Всего три: допустить в качестве жертвоприношений свиней (есть-то их никто нас не заставлял), разрешить изображения, создаваемые не нами, и воздержаться от обрезания, — если они (все три требования) сопряжены были с опасностью для жизни. Этому и исторический прецедент, как говорят юристы, уже был. Я имею в виду субботу, отказ от которой перед лицом врага был разрешен у нас за много веков до этого.
Однако — увы, мечтать не вредно. Как показывают факты, при всей взрывоопасности этих трех камней преткновения, дело было, конечно, не только в них. Да и поработители наши обращались к ним не столь уж часто. Как правило, и при греко-македонском, и при римском господстве мы имели возможность отправлять свои религиозные нужды в полном соответствии Заветам. Во всяком случае, нам «порабощенным» жилось там отнюдь не хуже, чем в «свободных» гетто в странах средневековой Европы и Российской империи (включая Польшу и Прибалтику).
Не римские запреты подорвали нас, а наши собственные. Мы взвалили на себя ношу, которая оказалась не по силам элементарным природным человеческим возможностям — ношу варварски слепого, дикого и, если хотите, языческого в своей ритуальной оснастке, иудаизма. Но об этом я уже говорил. Об этом, собственно, и весь очерк.
Найдутся, видимо, читатели, которые прочтут его как нелепую попытку навязать прошлому некоторую альтернативу с высоты знания его трагических последствий.
В мои намерения ничего подобного не входило. История не знает альтернатив.

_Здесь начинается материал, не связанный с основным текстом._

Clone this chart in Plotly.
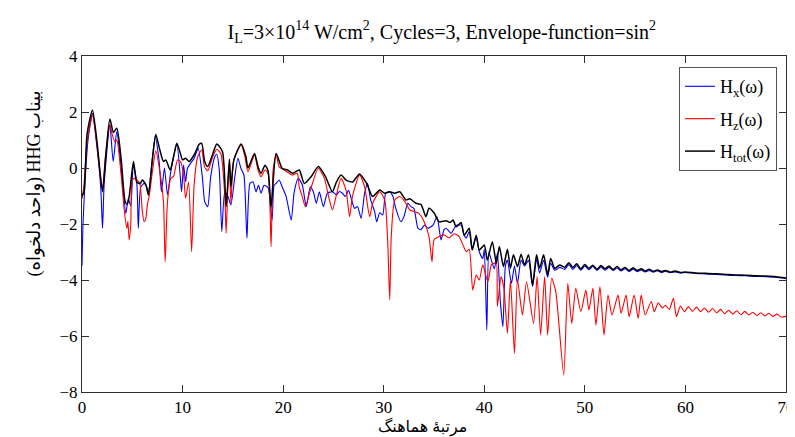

«Прошлое не безупречно, но упрекать его бессмысленно, а изучать надо». Этими словами Максима Горького я защищался однажды от партийного начальства, стремившегося закрыть мое исследование о русском символизме. В контексте этих же слов обретаются и мотивы моего нынешнего, столь не легкого для меня, похода в нашу историю. Надеюсь, что и непредубежденный читатель воспримет их не иначе: этот очерк обращен не к нашему прошлому, а к нашему настоящему.
Когда моя взрослая племянница из Израиля познакомилась с его содержанием, она спросила: «А уверены ли вы, что, сохранив свою землю и свою страну, мы непременно пришли бы к демократии, подобно западным странам, а не остались бы такими же, как ныне многие арабские страны?».
Я опешил. Я не знал, что ответить. Я и сейчас не знаю.
Знаю только, что вопрос ее, рожденной уже на вновь обретенной нами земле, был продиктован тревогой и неприязнью к воинствующим ортодоксалам, которые и сегодня одержимы задачей любой ценой сохранить за иудаизмом статускво господствующей государственной идеологии.